Veru Frank

Personal information
- Full name: Veru Frank
- Born: 12 April 1995 (age 31)
- Batting: Left-handed
- Bowling: Right-arm medium

International information
- National side: Papua New Guinea;
- T20I debut (cap 3): 7 July 2018 v Bangladesh
- Last T20I: 7 September 2019 v Ireland
- Source: Cricinfo, 7 September 2019

= Veru Frank =

Papua New Guinean cricketer (born 1995)

Veru Frank (born 12 April 1995) is a Papua New Guinean cricketer. She played for the Papua New Guinea women's national cricket team in the 2017 Women's Cricket World Cup Qualifier in February 2017.

In June 2018, she was named in Papua New Guinea's squad for the 2018 ICC Women's World Twenty20 Qualifier tournament.

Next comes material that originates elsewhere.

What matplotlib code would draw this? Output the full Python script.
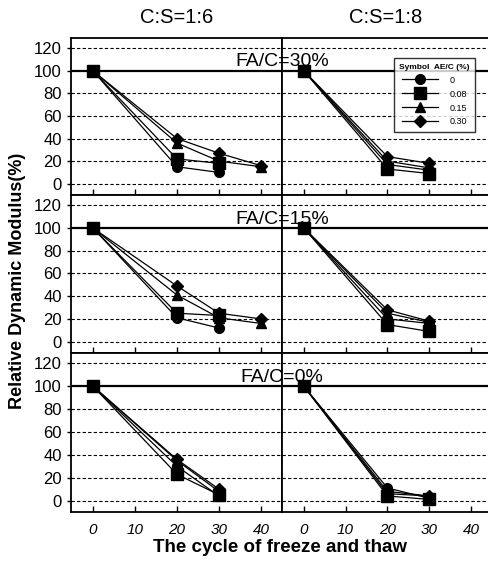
import matplotlib.pyplot as plt
import numpy as np

plt.rcParams['font.family'] = ['Liberation Sans', 'DejaVu Sans']

# cycles of freeze and thaw
cycles = [0, 20, 30, 40]
series_labels = ['0', '0.08', '0.15', '0.30']
markers = ['o', 's', '^', 'D']
msizes = [7, 8, 7, 6]
col_titles = ['C:S=1:6', 'C:S=1:8']
row_titles = ['FA/C=30%', 'FA/C=15%', 'FA/C=0%']

# relative dynamic modulus (%), None = not measured
# order per panel: AE/C 0, 0.08, 0.15, 0.30
fa30_cs16 = [[100, 15, 10, None], [100, 22, 18, None], [100, 36, 20, 15], [100, 40, 27, 16]]
fa30_cs18 = [[100, 17, 12, None], [100, 13, 9, None], [100, 20, 14, None], [100, 24, 18, None]]
fa15_cs16 = [[100, 21, 12, None], [100, 25, 23, None], [100, 41, 21, 16], [100, 49, 25, 20]]
fa15_cs18 = [[100, 20, 16, None], [100, 15, 9, None], [100, 25, 17, None], [100, 28, 18, None]]
fa0_cs16 = [[100, 30, 4, None], [100, 23, 5, None], [100, 35, 8, None], [100, 36, 10, None]]
fa0_cs18 = [[100, 11, 2, None], [100, 4, 1, None], [100, 8, 4, None], [100, 6, 4, None]]

panels = [[fa30_cs16, fa30_cs18], [fa15_cs16, fa15_cs18], [fa0_cs16, fa0_cs18]]

fig = plt.figure(figsize=(4.89, 5.62), dpi=100)

lefts = [71 / 489, 282 / 489]
widths = [211 / 489, 207 / 489]
tops = [38, 195, 353]
heights = [157, 158, 159]

for r in range(3):
    for c in range(2):
        ax = fig.add_axes([lefts[c], 1 - (tops[r] + heights[r]) / 562, widths[c], heights[r] / 562])
        data = panels[r][c]
        for i, s in enumerate(data):
            xs = [cycles[k] for k in range(len(s)) if s[k] is not None]
            ys = [v for v in s if v is not None]
            ax.plot(xs, ys, color='black', lw=0.9, marker=markers[i], ms=msizes[i],
                    mfc='black', mec='black', label=series_labels[i], zorder=3)
        ax.set_xlim(-5.2, 45 if c == 0 else 44.3)
        ax.set_ylim(-10, 129)
        for yv in [0, 20, 40, 60, 80, 120]:
            ax.axhline(yv, color='black', lw=0.8, ls=(0, (3, 2)), zorder=1)
        ax.axhline(100, color='black', lw=1.6, zorder=2)
        ax.set_xticks([0, 10, 20, 30, 40])
        ax.set_yticks([0, 20, 40, 60, 80, 100, 120])
        ax.tick_params(axis='x', direction='in', length=4, width=1)
        ax.tick_params(axis='y', direction='out', length=3, width=1, labelsize=12)
        for sp in ax.spines.values():
            sp.set_linewidth(1.3)
        if c == 1:
            ax.tick_params(axis='y', left=False, labelleft=False)
        if r < 2:
            ax.tick_params(axis='x', labelbottom=False)
        else:
            ax.tick_params(axis='x', labelsize=11, pad=8)
            for t in ax.get_xticklabels():
                t.set_fontstyle('italic')
        if r == 0:
            ax.set_title(col_titles[c], fontsize=14.5, pad=11)
        if r == 0 and c == 1:
            leg = ax.legend(title='Symbol  AE/C (%)', loc='upper right', bbox_to_anchor=(0.955, 0.9),
                            fontsize=6.5, title_fontsize=6, frameon=True, fancybox=False,
                            edgecolor='black', handlelength=4, labelspacing=0.55,
                            borderpad=0.6, markerscale=1.0, handletextpad=1.2)
            leg.get_frame().set_linewidth(1.0)
            leg.get_title().set_fontweight('bold')

fa_y = [61, 219, 378]
for r in range(3):
    fig.text(282 / 489, 1 - fa_y[r] / 562, row_titles[r], ha='center', va='center', fontsize=14)

fig.text(18 / 489, 0.5, 'Relative Dynamic Modulus(%)', rotation=90, ha='center', va='center',
         fontsize=13, fontweight='bold')
fig.text(280 / 489, 1 - 548 / 562, 'The cycle of freeze and thaw', ha='center', va='center',
         fontsize=13.5, fontweight='bold')

fig.savefig('out.png', dpi=100)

She made her Women's Twenty20 International (WT20I) debut against Bangladesh in the World Twenty20 Qualifier on 7 July 2018.

In November 2018, she was named in the Women's Global Development Squad, to play fixtures against Women's Big Bash League (WBBL) clubs. In August 2019, she was named in the national squad for the 2019 ICC Women's World Twenty20 Qualifier tournament in Scotland.